I know that you said it was "nothing I did," but perhaps, I didn't do anything to make the situation better either...I know I need to BE YOUR SUPPORT. Your safety net. Not a mirror. So I'm sorry. I know you just need time.  But I just feel like I failed you today.

I try not to cry, and force myself to smile--a lot...I keep this song in my head lately. The lyrics, at the very beginning of the song, describe my every morning....
"Woke up late today and I still feel the sting of the pain
But I brushed my teeth anyway
I got dressed through the mess and put a smile on my face
I got a little bit stronger" 

..Not so much with the rest of the song,,,that you left me because you wanted to, but because I know you had to. I know you would be here for me if you could. I only hope you know that I would be on a plane in less than a heartbeat if it got me closer to you. I really would.

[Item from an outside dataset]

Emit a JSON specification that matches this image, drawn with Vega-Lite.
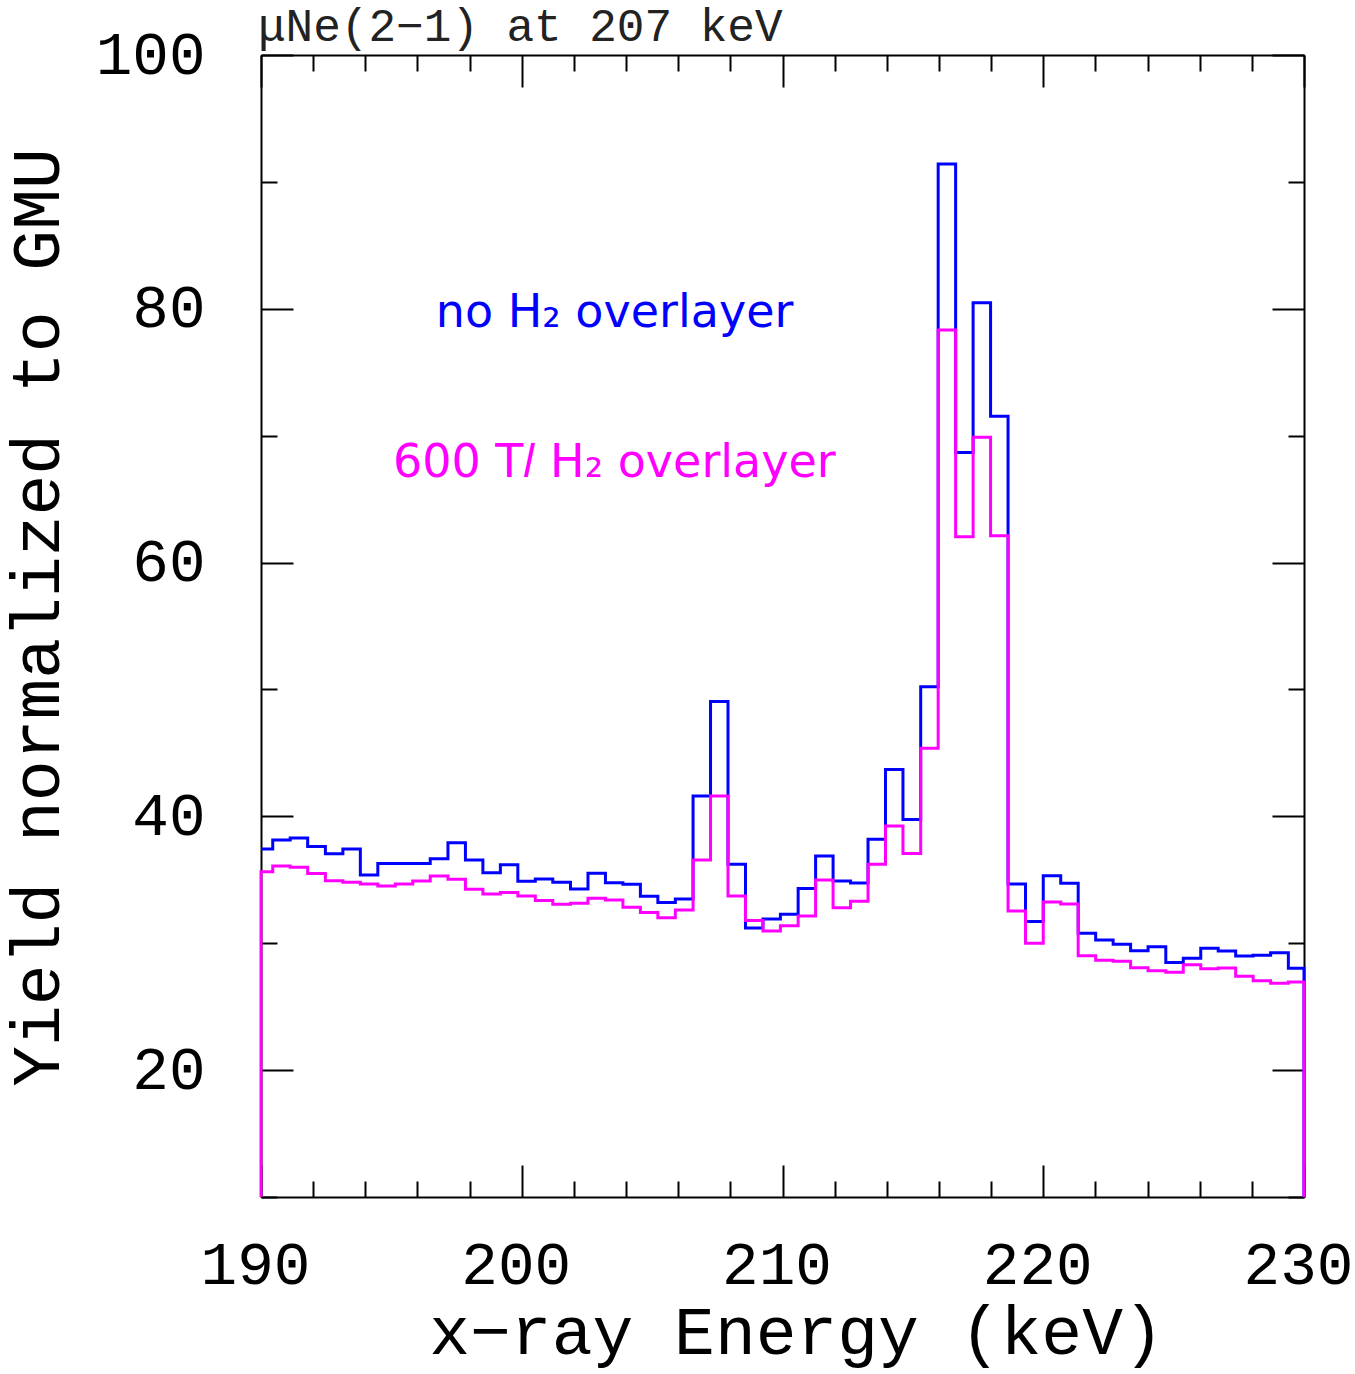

Anyways, I try to stay strong, but thats unfair for me to tell you to do it. Know if you can't, know that I am here to listen, or not say anything. We could just look at each other? Have dinner over skype, one night maybe?  I'd do anything to make you feel better. To make you excited about deployment again. I know this is not what you expected. But "it is what it is"--I know.

Anyways, know I love you. YOU are my everything. and there could never be another....I'm so sorry I'm still new at this, but every day I learn. I'll try to do better.